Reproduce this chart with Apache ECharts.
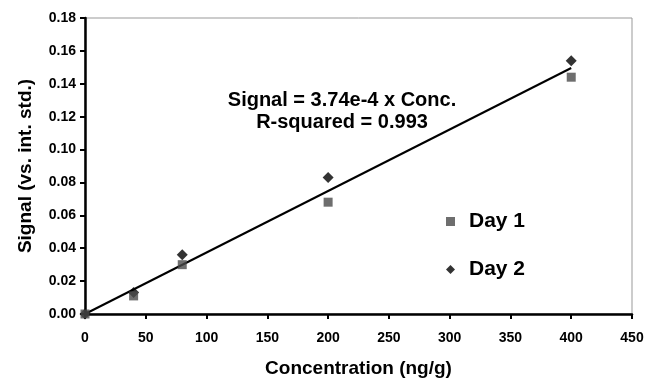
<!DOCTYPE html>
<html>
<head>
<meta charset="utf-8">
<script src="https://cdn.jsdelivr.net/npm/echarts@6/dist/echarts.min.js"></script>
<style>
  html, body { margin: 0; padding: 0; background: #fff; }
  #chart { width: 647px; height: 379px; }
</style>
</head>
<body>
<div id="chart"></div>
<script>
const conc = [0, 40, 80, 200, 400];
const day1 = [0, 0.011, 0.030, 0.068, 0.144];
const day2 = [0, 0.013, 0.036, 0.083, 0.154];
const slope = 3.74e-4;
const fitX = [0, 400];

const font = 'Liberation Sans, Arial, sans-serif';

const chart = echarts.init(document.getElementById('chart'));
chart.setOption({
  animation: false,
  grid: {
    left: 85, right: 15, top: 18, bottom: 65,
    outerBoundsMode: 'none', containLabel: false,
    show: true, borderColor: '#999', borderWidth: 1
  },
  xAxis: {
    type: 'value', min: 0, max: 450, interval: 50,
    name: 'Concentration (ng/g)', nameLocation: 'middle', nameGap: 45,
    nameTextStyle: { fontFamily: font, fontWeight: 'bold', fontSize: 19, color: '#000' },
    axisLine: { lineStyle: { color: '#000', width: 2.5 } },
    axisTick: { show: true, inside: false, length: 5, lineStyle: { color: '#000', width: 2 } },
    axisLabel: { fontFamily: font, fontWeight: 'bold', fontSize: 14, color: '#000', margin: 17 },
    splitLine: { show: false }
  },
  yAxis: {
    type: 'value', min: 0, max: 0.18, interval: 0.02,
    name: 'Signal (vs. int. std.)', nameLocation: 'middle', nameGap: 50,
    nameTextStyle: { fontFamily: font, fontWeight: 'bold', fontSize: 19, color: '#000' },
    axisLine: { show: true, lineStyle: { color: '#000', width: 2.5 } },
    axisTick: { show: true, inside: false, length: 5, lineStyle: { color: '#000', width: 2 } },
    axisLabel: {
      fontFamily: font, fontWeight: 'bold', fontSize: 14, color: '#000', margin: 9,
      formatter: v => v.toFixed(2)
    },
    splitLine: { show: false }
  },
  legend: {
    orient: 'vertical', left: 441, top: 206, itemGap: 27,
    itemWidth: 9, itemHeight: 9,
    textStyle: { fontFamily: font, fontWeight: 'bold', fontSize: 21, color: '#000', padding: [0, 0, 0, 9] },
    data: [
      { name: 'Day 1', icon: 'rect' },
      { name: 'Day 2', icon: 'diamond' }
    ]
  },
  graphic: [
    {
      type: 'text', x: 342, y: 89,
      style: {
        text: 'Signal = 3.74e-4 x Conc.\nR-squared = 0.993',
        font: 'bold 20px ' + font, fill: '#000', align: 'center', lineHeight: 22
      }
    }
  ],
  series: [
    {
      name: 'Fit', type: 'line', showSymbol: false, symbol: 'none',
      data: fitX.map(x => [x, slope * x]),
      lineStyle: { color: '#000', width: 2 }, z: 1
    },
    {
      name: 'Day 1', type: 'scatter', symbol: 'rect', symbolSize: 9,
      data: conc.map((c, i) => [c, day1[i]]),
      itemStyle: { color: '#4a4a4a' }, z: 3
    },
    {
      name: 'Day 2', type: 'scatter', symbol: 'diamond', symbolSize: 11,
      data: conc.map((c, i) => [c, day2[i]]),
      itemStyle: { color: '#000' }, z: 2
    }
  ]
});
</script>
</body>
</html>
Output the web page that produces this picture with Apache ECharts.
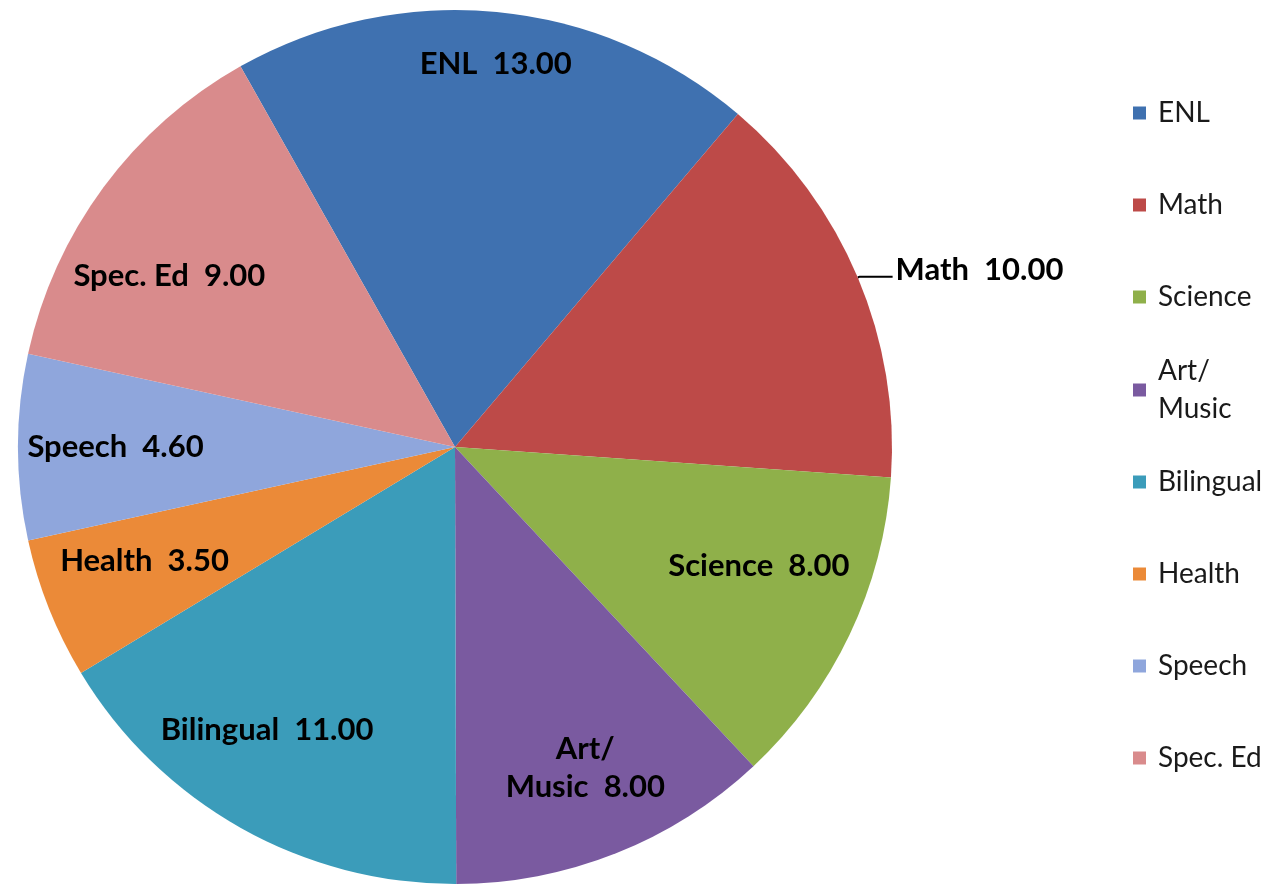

◆ Set problem: The images in the entries above should be left out; please reproduce exactly the lines from the first through the one containing "const font = 'Liberation".

◆ The reply:
Reproduce this chart with Apache ECharts.
<!DOCTYPE html>
<html>
<head>
<meta charset="utf-8">
<script src="https://cdn.jsdelivr.net/npm/echarts@6/dist/echarts.min.js"></script>
<style>
  html, body { margin: 0; padding: 0; background: #fff; }
  #chart { width: 647px; height: 379px; }
</style>
</head>
<body>
<div id="chart"></div>
<script>
const conc = [0, 40, 80, 200, 400];
const day1 = [0, 0.011, 0.030, 0.068, 0.144];
const day2 = [0, 0.013, 0.036, 0.083, 0.154];
const slope = 3.74e-4;
const fitX = [0, 400];

const font = 'Liberation Sans, Arial, sans-serif';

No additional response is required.